* Start Dataset entries *

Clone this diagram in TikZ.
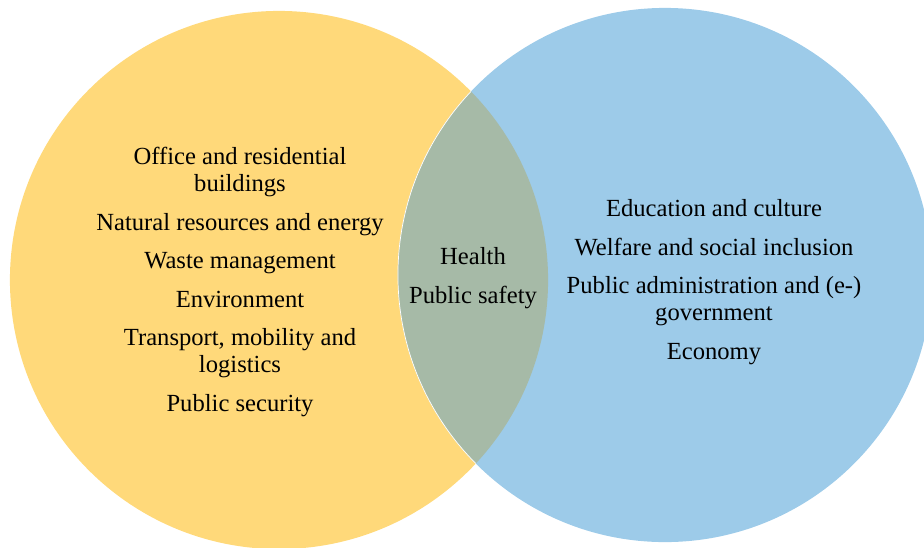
\documentclass[tikz,border=0pt]{standalone}
\usepackage{fontspec}
\setmainfont{Liberation Serif}
\usetikzlibrary{positioning}

\definecolor{techyellow}{RGB}{255,217,122}
\definecolor{socialblue}{RGB}{157,203,233}
\definecolor{sharedgreen}{RGB}{166,186,167}

\begin{document}
\begin{tikzpicture}[x=0.025cm, y=-0.025cm]
      \tikzstyle{area}=[align=center, inner sep=0pt, font=\fontsize{17.5}{19.2}\selectfont]

      \useasboundingbox (0,0) rectangle (924,547);

      % the two circles and their overlap
      \fill[techyellow] (279,280) circle[radius=6.725cm];
      \fill[socialblue] (665,275) circle[radius=6.675cm];
      \begin{scope}
        \clip (279,280) circle[radius=6.725cm];
        \fill[sharedgreen] (665,275) circle[radius=6.675cm];
        \draw[white, line width=0.5pt] (665,275) circle[radius=6.675cm];
      \end{scope}

      \node[area] (tech) at (240,282) {Office and residential\\ buildings\\[8.2pt]
        Natural resources and energy\\[8.2pt] Waste management\\[8.2pt]
        Environment\\[8.2pt] Transport, mobility and\\ logistics\\[8.2pt]
        Public security};
      \node[area] (both) at (473,278) {Health\\[8.2pt] Public safety};
      \node[area] (social) at (714,282) {Education and culture\\[8.2pt]
        Welfare and social inclusion\\[8.2pt] Public administration and (e-)\\
        government\\[8.2pt] Economy};
\end{tikzpicture}
\end{document}
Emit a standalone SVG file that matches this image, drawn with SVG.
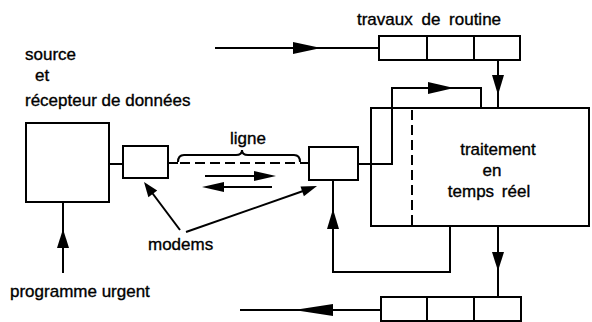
<svg xmlns="http://www.w3.org/2000/svg" width="592" height="322" viewBox="0 0 592 322">
<style>
.box{fill:none;stroke:#000;stroke-width:2}
.ln{fill:none;stroke:#000;stroke-width:2}
.ah{fill:#000;stroke:none}
text{font-family:"Liberation Sans",Arial,sans-serif;font-size:17px;fill:#000;stroke:#000;stroke-width:0.35}
</style>
<rect width="592" height="322" fill="#fff"/>
<g id="source">
<rect class="box" x="26" y="123" width="83" height="79"/>
<text x="25" y="60">source</text>
<text x="35" y="81">et</text>
<text x="25" y="106">récepteur de données</text>
</g>
<g id="modem1"><rect class="box" x="123" y="146" width="45" height="32"/></g>
<g id="modem2"><rect class="box" x="309" y="147" width="49" height="33"/></g>
<g id="traitement">
<rect class="box" x="371" y="108" width="218" height="118"/>
<line class="ln" x1="412" y1="110" x2="412" y2="226" stroke-dasharray="10,5"/>
<text x="498" y="155" text-anchor="middle">traitement</text>
<text x="492" y="176" text-anchor="middle">en</text>
<text x="489" y="197" text-anchor="middle" word-spacing="3">temps réel</text>
</g>
<g id="queue-top">
<rect class="box" x="379" y="36" width="141" height="24"/>
<line class="ln" x1="427" y1="36" x2="427" y2="60"/>
<line class="ln" x1="474" y1="36" x2="474" y2="60"/>
<text x="429" y="25" text-anchor="middle" word-spacing="4">travaux de routine</text>
</g>
<g id="queue-bottom">
<rect class="box" x="381" y="297" width="140" height="24"/>
<line class="ln" x1="427" y1="297" x2="427" y2="321"/>
<line class="ln" x1="474" y1="297" x2="474" y2="321"/>
</g>
<g id="labels">
<text x="248" y="144" text-anchor="middle">ligne</text>
<text x="148" y="250">modems</text>
<text x="10" y="297">programme urgent</text>
</g>
<g id="connectors">
<line class="ln" x1="109" y1="164" x2="123" y2="164"/>
<line class="ln" x1="168" y1="163" x2="178" y2="163"/>
<line class="ln" x1="180" y1="163" x2="309" y2="163" stroke-dasharray="10,5"/>
<path class="ln" d="M178,162 Q178,155 184,155 L236,155 Q242,155 242,150 Q242,155 248,155 L294,155 Q300,155 300,162" stroke-width="1.6"/>
<line class="ln" x1="205" y1="176" x2="260" y2="176"/>
<polygon class="ah" points="254,171 276,176 254,181"/>
<line class="ln" x1="218" y1="187" x2="272" y2="187"/>
<polygon class="ah" points="224,182 202,187 224,192"/>
<line class="ln" x1="180" y1="230" x2="150" y2="190" stroke-width="1.8"/>
<polygon class="ah" points="157.2,190.4 144,182 148.4,197.2"/>
<line class="ln" x1="186" y1="232" x2="306" y2="190" stroke-width="1.8"/>
<polygon class="ah" points="303.9,196.2 317,186 300.5,186.6"/>
<line class="ln" x1="215" y1="48" x2="379" y2="48"/>
<polygon class="ah" points="293,42 321,48 293,54"/>
<line class="ln" x1="498" y1="60" x2="498" y2="108"/>
<polygon class="ah" points="492,75 504,75 498,95"/>
<polyline class="ln" points="358,164 392,164 392,88 481,88 481,108"/>
<polygon class="ah" points="428,82 454,88 428,94"/>
<line class="ln" x1="498" y1="226" x2="498" y2="297"/>
<polygon class="ah" points="492,252 504,252 498,271"/>
<line class="ln" x1="240" y1="310" x2="381" y2="310"/>
<polygon class="ah" points="333,304 294,310 333,316"/>
<polyline class="ln" points="450,226 450,272 333,272 333,180"/>
<polygon class="ah" points="327,229 339,229 333,209"/>
<line class="ln" x1="63" y1="273" x2="63" y2="202"/>
<polygon class="ah" points="57,248 69,248 63,229"/>
</g>
</svg>
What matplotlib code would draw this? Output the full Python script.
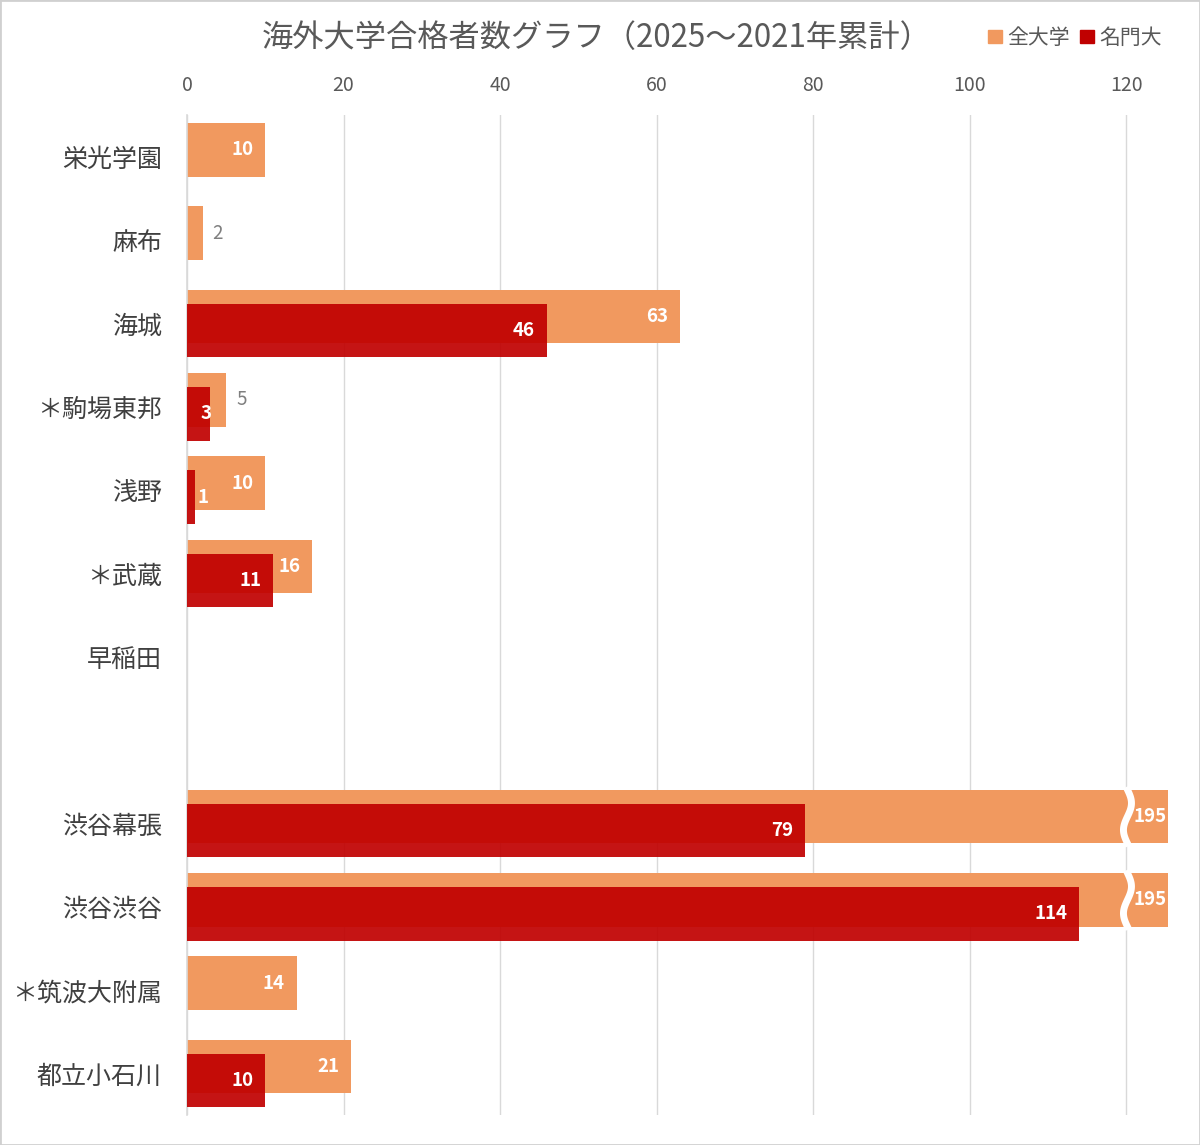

* End Dataset entries *

**Directions for this task**
With the pictures left out, transcribe the material exactly.

**Expected answer**
Clone this diagram in TikZ.
\documentclass[tikz,border=0pt]{standalone}
\usepackage{fontspec}
\setmainfont{Liberation Serif}
\usetikzlibrary{positioning}

\definecolor{techyellow}{RGB}{255,217,122}
\definecolor{socialblue}{RGB}{157,203,233}
\definecolor{sharedgreen}{RGB}{166,186,167}

\begin{document}
\begin{tikzpicture}[x=0.025cm, y=-0.025cm]
      \tikzstyle{area}=[align=center, inner sep=0pt, font=\fontsize{17.5}{19.2}\selectfont]

      \useasboundingbox (0,0) rectangle (924,547);

      % the two circles and their overlap
      \fill[techyellow] (279,280) circle[radius=6.725cm];
      \fill[socialblue] (665,275) circle[radius=6.675cm];
      \begin{scope}
        \clip (279,280) circle[radius=6.725cm];
        \fill[sharedgreen] (665,275) circle[radius=6.675cm];
        \draw[white, line width=0.5pt] (665,275) circle[radius=6.675cm];
      \end{scope}

      \node[area] (tech) at (240,282) {Office and residential\\ buildings\\[8.2pt]
        Natural resources and energy\\[8.2pt] Waste management\\[8.2pt]
        Environment\\[8.2pt] Transport, mobility and\\ logistics\\[8.2pt]
        Public security};
      \node[area] (both) at (473,278) {Health\\[8.2pt] Public safety};
      \node[area] (social) at (714,282) {Education and culture\\[8.2pt]
        Welfare and social inclusion\\[8.2pt] Public administration and (e-)\\
        government\\[8.2pt] Economy};
\end{tikzpicture}
\end{document}
Emit a standalone SVG file that matches this image, drawn with SVG.
<svg xmlns="http://www.w3.org/2000/svg" width="592" height="322" viewBox="0 0 592 322">
<style>
.box{fill:none;stroke:#000;stroke-width:2}
.ln{fill:none;stroke:#000;stroke-width:2}
.ah{fill:#000;stroke:none}
text{font-family:"Liberation Sans",Arial,sans-serif;font-size:17px;fill:#000;stroke:#000;stroke-width:0.35}
</style>
<rect width="592" height="322" fill="#fff"/>
<g id="source">
<rect class="box" x="26" y="123" width="83" height="79"/>
<text x="25" y="60">source</text>
<text x="35" y="81">et</text>
<text x="25" y="106">récepteur de données</text>
</g>
<g id="modem1"><rect class="box" x="123" y="146" width="45" height="32"/></g>
<g id="modem2"><rect class="box" x="309" y="147" width="49" height="33"/></g>
<g id="traitement">
<rect class="box" x="371" y="108" width="218" height="118"/>
<line class="ln" x1="412" y1="110" x2="412" y2="226" stroke-dasharray="10,5"/>
<text x="498" y="155" text-anchor="middle">traitement</text>
<text x="492" y="176" text-anchor="middle">en</text>
<text x="489" y="197" text-anchor="middle" word-spacing="3">temps réel</text>
</g>
<g id="queue-top">
<rect class="box" x="379" y="36" width="141" height="24"/>
<line class="ln" x1="427" y1="36" x2="427" y2="60"/>
<line class="ln" x1="474" y1="36" x2="474" y2="60"/>
<text x="429" y="25" text-anchor="middle" word-spacing="4">travaux de routine</text>
</g>
<g id="queue-bottom">
<rect class="box" x="381" y="297" width="140" height="24"/>
<line class="ln" x1="427" y1="297" x2="427" y2="321"/>
<line class="ln" x1="474" y1="297" x2="474" y2="321"/>
</g>
<g id="labels">
<text x="248" y="144" text-anchor="middle">ligne</text>
<text x="148" y="250">modems</text>
<text x="10" y="297">programme urgent</text>
</g>
<g id="connectors">
<line class="ln" x1="109" y1="164" x2="123" y2="164"/>
<line class="ln" x1="168" y1="163" x2="178" y2="163"/>
<line class="ln" x1="180" y1="163" x2="309" y2="163" stroke-dasharray="10,5"/>
<path class="ln" d="M178,162 Q178,155 184,155 L236,155 Q242,155 242,150 Q242,155 248,155 L294,155 Q300,155 300,162" stroke-width="1.6"/>
<line class="ln" x1="205" y1="176" x2="260" y2="176"/>
<polygon class="ah" points="254,171 276,176 254,181"/>
<line class="ln" x1="218" y1="187" x2="272" y2="187"/>
<polygon class="ah" points="224,182 202,187 224,192"/>
<line class="ln" x1="180" y1="230" x2="150" y2="190" stroke-width="1.8"/>
<polygon class="ah" points="157.2,190.4 144,182 148.4,197.2"/>
<line class="ln" x1="186" y1="232" x2="306" y2="190" stroke-width="1.8"/>
<polygon class="ah" points="303.9,196.2 317,186 300.5,186.6"/>
<line class="ln" x1="215" y1="48" x2="379" y2="48"/>
<polygon class="ah" points="293,42 321,48 293,54"/>
<line class="ln" x1="498" y1="60" x2="498" y2="108"/>
<polygon class="ah" points="492,75 504,75 498,95"/>
<polyline class="ln" points="358,164 392,164 392,88 481,88 481,108"/>
<polygon class="ah" points="428,82 454,88 428,94"/>
<line class="ln" x1="498" y1="226" x2="498" y2="297"/>
<polygon class="ah" points="492,252 504,252 498,271"/>
<line class="ln" x1="240" y1="310" x2="381" y2="310"/>
<polygon class="ah" points="333,304 294,310 333,316"/>
<polyline class="ln" points="450,226 450,272 333,272 333,180"/>
<polygon class="ah" points="327,229 339,229 333,209"/>
<line class="ln" x1="63" y1="273" x2="63" y2="202"/>
<polygon class="ah" points="57,248 69,248 63,229"/>
</g>
</svg>
What matplotlib code would draw this? Output the full Python script.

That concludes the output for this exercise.